Rogue players, entertainers, politicians and business executives need to go when they, themselves, become the story.
– Charlie Sheen’s: ‘Winning’!”
– BP’s Andrew Heyward’s: ‘You know, I have a life, too,’
– New York’s sad sack mayoral candidate, Anthony Weiner’s: ‘There may have been three more women. I can’t recall.’
Some exit stage left. Some don’t. Others are forced off the stage.
A-Rod and the Yankees have done neither.
Instead, they’ve sent a very clear message: they intend to win this year’s American League Eastern Division title, regardless of the long-term damage done to the team’s image, reputation and relationship with the fan base.
And, that’s just wrong.
History is replete with examples of short-term short cuts that went horribly wrong:
– The use of brittle O-Rings that fractured in cold weather and doomed the crew of the space shuttle Challenger.
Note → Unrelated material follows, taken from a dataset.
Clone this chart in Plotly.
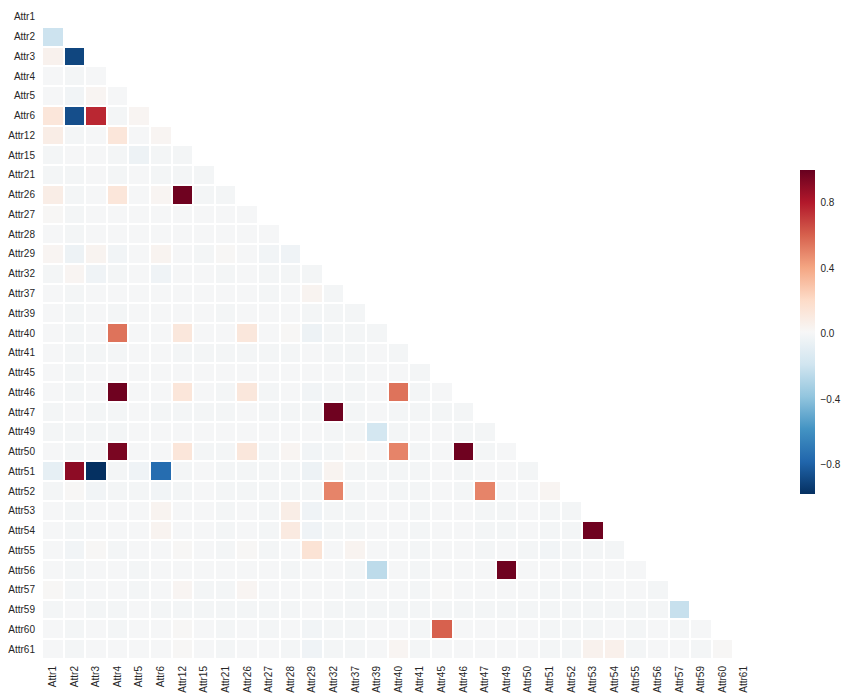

– Opting for cheaper rivets to hold together the iron plates of an unsinkable ship christened the R.M.S. Titanic.
– Allowing a rat named Bulger to continue killing Mafiosa kingpins and innocent bystanders alike as long as he continued providing information to the FBI.
The image and reputation of baseball’s most storied franchise is at a critical juncture: it’s two outs in the bottom of the ninth. The bases are loaded and the Yankees are trailing by a run.
Who will they send to the plate? I, for one, would rather see Casey strike out than the Roided Rat hit a walk-off, game-winning home run.